The Mother: A Haunting Study in Grief and the Empty Nest
A psychological drama at NAPA that forces you to confront motherhood, memory, and emotional abandonment

Sibte Hassan
Correspondent, Karachi Pakistan
Syed Sibte Hassan Rizvi is a seasoned multimedia journalist with over 12 years of experience. He has worked as a news correspondent, covering various beats for Pakistan's leading news channels.

The Mother at NAPA
Nukta Pakistan
A non linear psychological drama exploring a mother’s emotional breakdown
Nimra Bucha delivers a powerful and emotionally demanding central performance
Universal theme of motherhood feels strong despite limited local relatability
There is theater that distracts, and then there is theater that dissects. The Mother, currently staging a quiet revolution at the National Academy of Performing Arts (NAPA), belongs firmly to the latter. It is the kind of production that lingers in the silence of your car ride home, demanding an uncomfortable introspection.
Unlike the theatre we are largely accustomed to, where stories build steadily and conclude in neat emotional resolutions, happy or tragic, The Mother resists linear comfort. It is a psychological drama that feels fragmented and disorienting, mirroring the inner world of a woman whose reality is slowly collapsing.
Written and directed by Usama Khan, The Mother has received mixed responses, perhaps because it does not offer easy answers. The play is originally a French work titled La Mère by Florian Zeller. It was translated into English by Academy Award winning writer Christopher Hampton and has now been adapted for Pakistani audiences. That cultural transition is ambitious and not without its challenges.
At the heart of the play is Haleema, portrayed with haunting intensity by Nimra Bucha, who remains on stage throughout. Haleema is a sleepless mother grappling with loneliness, a fading marriage, and the paralyzing fear of emotional abandonment. Her son Arsalan, played by Ashmal Lalwany, has moved out to live with his girlfriend, while her husband Saad, played by Sunil Shanker, is emotionally absent and perpetually leaving for seminars.
When Arsalan stops responding to Haleema’s messages, something inside her fractures. Pills, alcohol, memory, fear, and imagination begin to blur into one another. Conversations unfold, but not always in reality. What the audience witnesses on stage is often Haleema’s inner dialogue, exposing desires, regrets, and unspoken pain, while the real world remains far colder.
The writer attempts to capture what every mother feels at a certain stage of life. Not necessarily in such an extreme form, but in essence. The quiet grief of becoming secondary in your child’s world.
Eshah Shakeel deserves special mention for portraying four distinct characters, switching rapidly between roles with intensity and control. Speaking to Nukta, she described the play as very different and said she thoroughly enjoyed the challenge of inhabiting multiple emotional spaces within a single narrative.
Sunil Shanker’s performance is measured and grounded. He balances calm restraint with sudden aggression, particularly during scenes where Haleema spirals due to alcohol or pills. Reflecting on the play, Sunil shared that the story operates on multiple levels. One exists in the playwright’s mind, another in the characters’ minds, and a third is formed by the director.
In conversation with Nukta, Nimra Bucha shared that adapting Haleema’s character was emotionally demanding. She emphasized that the role required relentless rehearsals and deep psychological immersion, calling it one of her more challenging performances.

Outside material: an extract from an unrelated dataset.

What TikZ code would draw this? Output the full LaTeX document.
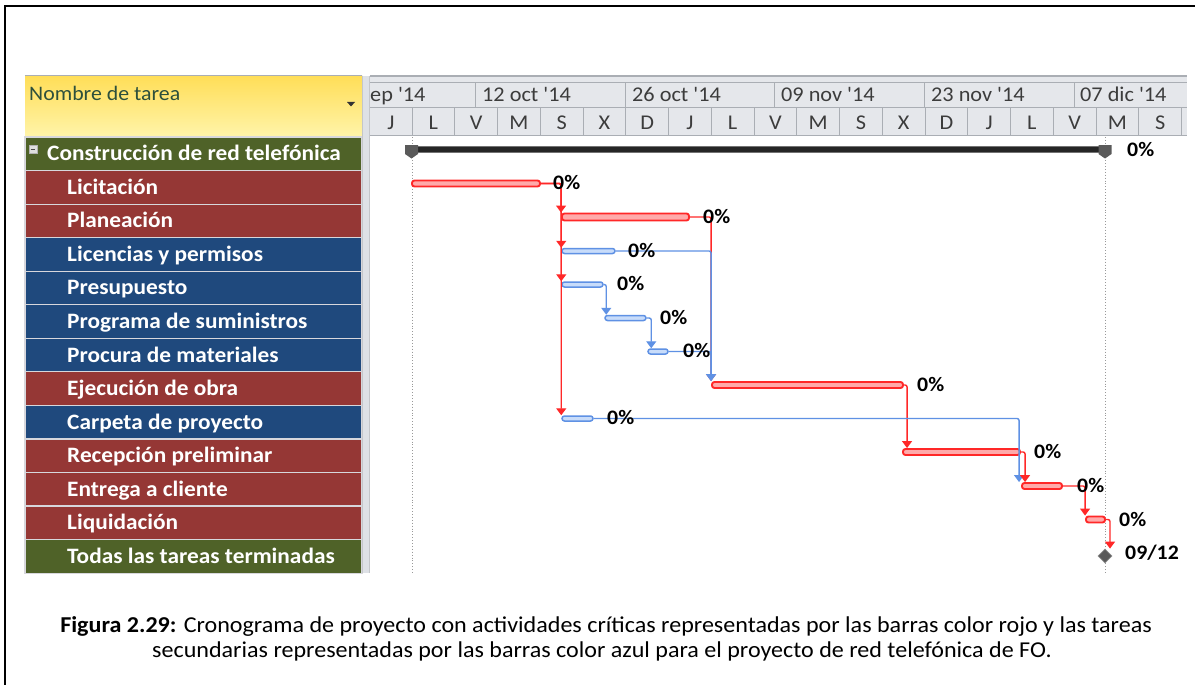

Yet, despite its emotional power, one cannot ignore what feels missing. The story could have been more deeply rooted in Pakistani social realities. Certain emotional conflicts resonate, but some social dynamics remain distinctly European. Given the play’s French origins, this gap is understandable.
The ending is particularly heart wrenching. When Haleema dies in one scene, it feels as though all mothers die a little through our neglect, our impatience, and our silence. When she returns to life in another moment, it quietly suggests hope. Perhaps we still have time to love our mothers better.
The Mother is not an easy watch. It asks for patience, emotional maturity, and perhaps even a second viewing. But if theatre is meant to challenge rather than comfort, this play succeeds in doing exactly that.